**Aim**
The records below are to be copied word for word, with every picture left out.

========

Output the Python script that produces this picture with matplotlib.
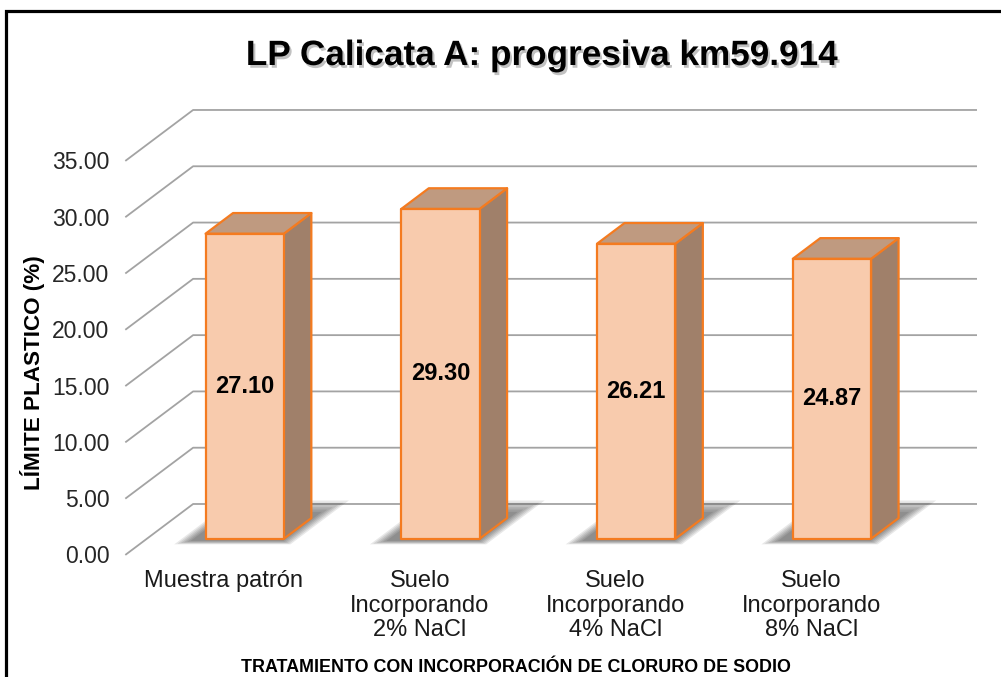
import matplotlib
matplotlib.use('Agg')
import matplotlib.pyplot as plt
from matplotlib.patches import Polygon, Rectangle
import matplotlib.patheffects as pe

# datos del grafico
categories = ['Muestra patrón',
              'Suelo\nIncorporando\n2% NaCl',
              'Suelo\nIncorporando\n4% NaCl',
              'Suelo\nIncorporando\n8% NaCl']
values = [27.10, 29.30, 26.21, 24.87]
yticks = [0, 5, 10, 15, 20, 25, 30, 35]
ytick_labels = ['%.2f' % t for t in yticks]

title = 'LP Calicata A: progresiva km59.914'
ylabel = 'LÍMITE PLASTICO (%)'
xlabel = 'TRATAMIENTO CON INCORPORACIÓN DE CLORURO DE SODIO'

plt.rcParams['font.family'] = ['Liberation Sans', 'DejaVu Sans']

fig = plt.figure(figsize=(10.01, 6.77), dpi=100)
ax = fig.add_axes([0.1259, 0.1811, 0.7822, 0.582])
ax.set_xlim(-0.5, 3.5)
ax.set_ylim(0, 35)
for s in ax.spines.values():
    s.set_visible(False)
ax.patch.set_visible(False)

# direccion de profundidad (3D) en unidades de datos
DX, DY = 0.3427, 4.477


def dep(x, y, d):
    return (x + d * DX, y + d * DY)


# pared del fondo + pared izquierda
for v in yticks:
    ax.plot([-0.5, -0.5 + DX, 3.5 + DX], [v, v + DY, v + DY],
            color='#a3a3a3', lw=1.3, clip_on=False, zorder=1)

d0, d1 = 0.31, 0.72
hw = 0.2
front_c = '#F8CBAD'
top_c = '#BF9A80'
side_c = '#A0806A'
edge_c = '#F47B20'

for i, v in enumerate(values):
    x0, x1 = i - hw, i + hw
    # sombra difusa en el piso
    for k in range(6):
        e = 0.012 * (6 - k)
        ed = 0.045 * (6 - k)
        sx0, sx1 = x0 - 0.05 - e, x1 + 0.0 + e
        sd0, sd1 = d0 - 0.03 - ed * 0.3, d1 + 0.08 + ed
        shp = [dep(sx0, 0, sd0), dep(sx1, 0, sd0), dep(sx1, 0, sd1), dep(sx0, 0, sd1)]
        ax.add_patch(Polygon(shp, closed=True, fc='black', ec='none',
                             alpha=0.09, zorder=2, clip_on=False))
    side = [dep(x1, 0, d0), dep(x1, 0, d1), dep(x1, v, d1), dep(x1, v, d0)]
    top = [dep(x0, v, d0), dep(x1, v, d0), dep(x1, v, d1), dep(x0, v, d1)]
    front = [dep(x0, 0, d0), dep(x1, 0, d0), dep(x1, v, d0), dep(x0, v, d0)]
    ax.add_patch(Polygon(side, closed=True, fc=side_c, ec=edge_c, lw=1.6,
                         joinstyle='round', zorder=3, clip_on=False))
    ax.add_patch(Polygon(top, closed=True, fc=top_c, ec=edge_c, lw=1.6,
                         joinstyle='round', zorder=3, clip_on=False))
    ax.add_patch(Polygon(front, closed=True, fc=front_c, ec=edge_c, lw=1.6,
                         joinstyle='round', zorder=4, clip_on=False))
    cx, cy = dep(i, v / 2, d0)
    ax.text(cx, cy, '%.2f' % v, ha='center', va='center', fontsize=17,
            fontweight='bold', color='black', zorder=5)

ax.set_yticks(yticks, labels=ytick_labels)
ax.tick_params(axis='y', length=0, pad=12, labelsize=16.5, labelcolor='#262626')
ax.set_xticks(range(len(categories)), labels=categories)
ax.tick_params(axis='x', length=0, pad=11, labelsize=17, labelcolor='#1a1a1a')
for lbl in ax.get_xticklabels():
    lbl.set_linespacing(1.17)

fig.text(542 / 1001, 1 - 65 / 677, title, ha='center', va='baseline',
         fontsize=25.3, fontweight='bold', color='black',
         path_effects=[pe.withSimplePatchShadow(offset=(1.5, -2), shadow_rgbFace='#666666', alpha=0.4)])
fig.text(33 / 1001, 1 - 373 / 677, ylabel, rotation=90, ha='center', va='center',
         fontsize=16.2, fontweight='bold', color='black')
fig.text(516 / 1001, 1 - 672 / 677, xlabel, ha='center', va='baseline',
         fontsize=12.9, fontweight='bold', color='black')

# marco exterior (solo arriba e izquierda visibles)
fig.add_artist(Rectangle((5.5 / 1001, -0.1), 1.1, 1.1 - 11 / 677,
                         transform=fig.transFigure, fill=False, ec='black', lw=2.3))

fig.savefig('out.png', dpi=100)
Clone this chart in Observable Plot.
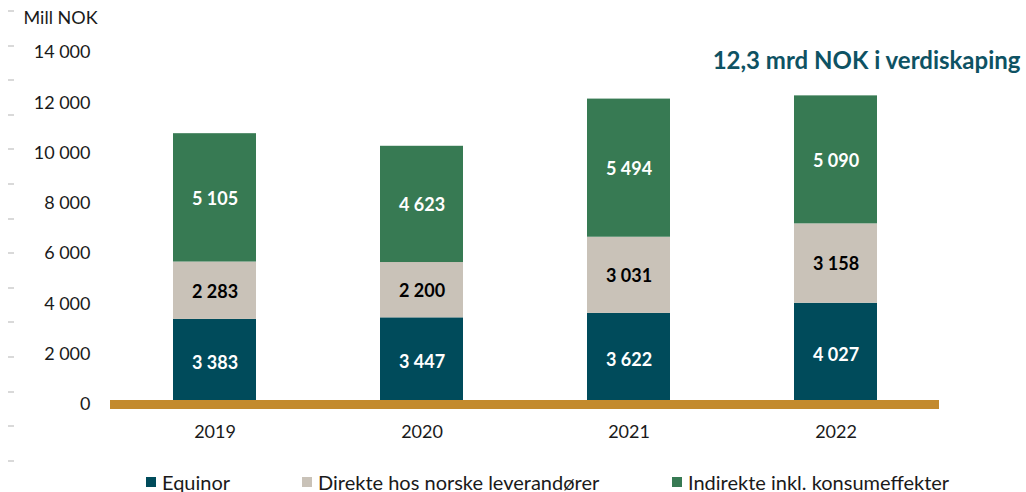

========

**Exercise answer**
Output the Python script that produces this picture with matplotlib.
import matplotlib
matplotlib.use('Agg')
import matplotlib.pyplot as plt
from matplotlib.patches import Polygon, Rectangle
import matplotlib.patheffects as pe

# datos del grafico
categories = ['Muestra patrón',
              'Suelo\nIncorporando\n2% NaCl',
              'Suelo\nIncorporando\n4% NaCl',
              'Suelo\nIncorporando\n8% NaCl']
values = [27.10, 29.30, 26.21, 24.87]
yticks = [0, 5, 10, 15, 20, 25, 30, 35]
ytick_labels = ['%.2f' % t for t in yticks]

title = 'LP Calicata A: progresiva km59.914'
ylabel = 'LÍMITE PLASTICO (%)'
xlabel = 'TRATAMIENTO CON INCORPORACIÓN DE CLORURO DE SODIO'

plt.rcParams['font.family'] = ['Liberation Sans', 'DejaVu Sans']

fig = plt.figure(figsize=(10.01, 6.77), dpi=100)
ax = fig.add_axes([0.1259, 0.1811, 0.7822, 0.582])
ax.set_xlim(-0.5, 3.5)
ax.set_ylim(0, 35)
for s in ax.spines.values():
    s.set_visible(False)
ax.patch.set_visible(False)

# direccion de profundidad (3D) en unidades de datos
DX, DY = 0.3427, 4.477


def dep(x, y, d):
    return (x + d * DX, y + d * DY)


# pared del fondo + pared izquierda
for v in yticks:
    ax.plot([-0.5, -0.5 + DX, 3.5 + DX], [v, v + DY, v + DY],
            color='#a3a3a3', lw=1.3, clip_on=False, zorder=1)

d0, d1 = 0.31, 0.72
hw = 0.2
front_c = '#F8CBAD'
top_c = '#BF9A80'
side_c = '#A0806A'
edge_c = '#F47B20'

for i, v in enumerate(values):
    x0, x1 = i - hw, i + hw
    # sombra difusa en el piso
    for k in range(6):
        e = 0.012 * (6 - k)
        ed = 0.045 * (6 - k)
        sx0, sx1 = x0 - 0.05 - e, x1 + 0.0 + e
        sd0, sd1 = d0 - 0.03 - ed * 0.3, d1 + 0.08 + ed
        shp = [dep(sx0, 0, sd0), dep(sx1, 0, sd0), dep(sx1, 0, sd1), dep(sx0, 0, sd1)]
        ax.add_patch(Polygon(shp, closed=True, fc='black', ec='none',
                             alpha=0.09, zorder=2, clip_on=False))
    side = [dep(x1, 0, d0), dep(x1, 0, d1), dep(x1, v, d1), dep(x1, v, d0)]
    top = [dep(x0, v, d0), dep(x1, v, d0), dep(x1, v, d1), dep(x0, v, d1)]
    front = [dep(x0, 0, d0), dep(x1, 0, d0), dep(x1, v, d0), dep(x0, v, d0)]
    ax.add_patch(Polygon(side, closed=True, fc=side_c, ec=edge_c, lw=1.6,
                         joinstyle='round', zorder=3, clip_on=False))
    ax.add_patch(Polygon(top, closed=True, fc=top_c, ec=edge_c, lw=1.6,
                         joinstyle='round', zorder=3, clip_on=False))
    ax.add_patch(Polygon(front, closed=True, fc=front_c, ec=edge_c, lw=1.6,
                         joinstyle='round', zorder=4, clip_on=False))
    cx, cy = dep(i, v / 2, d0)
    ax.text(cx, cy, '%.2f' % v, ha='center', va='center', fontsize=17,
            fontweight='bold', color='black', zorder=5)

ax.set_yticks(yticks, labels=ytick_labels)
ax.tick_params(axis='y', length=0, pad=12, labelsize=16.5, labelcolor='#262626')
ax.set_xticks(range(len(categories)), labels=categories)
ax.tick_params(axis='x', length=0, pad=11, labelsize=17, labelcolor='#1a1a1a')
for lbl in ax.get_xticklabels():
    lbl.set_linespacing(1.17)

fig.text(542 / 1001, 1 - 65 / 677, title, ha='center', va='baseline',
         fontsize=25.3, fontweight='bold', color='black',
         path_effects=[pe.withSimplePatchShadow(offset=(1.5, -2), shadow_rgbFace='#666666', alpha=0.4)])
fig.text(33 / 1001, 1 - 373 / 677, ylabel, rotation=90, ha='center', va='center',
         fontsize=16.2, fontweight='bold', color='black')
fig.text(516 / 1001, 1 - 672 / 677, xlabel, ha='center', va='baseline',
         fontsize=12.9, fontweight='bold', color='black')

# marco exterior (solo arriba e izquierda visibles)
fig.add_artist(Rectangle((5.5 / 1001, -0.1), 1.1, 1.1 - 11 / 677,
                         transform=fig.transFigure, fill=False, ec='black', lw=2.3))

fig.savefig('out.png', dpi=100)
Clone this chart in Observable Plot.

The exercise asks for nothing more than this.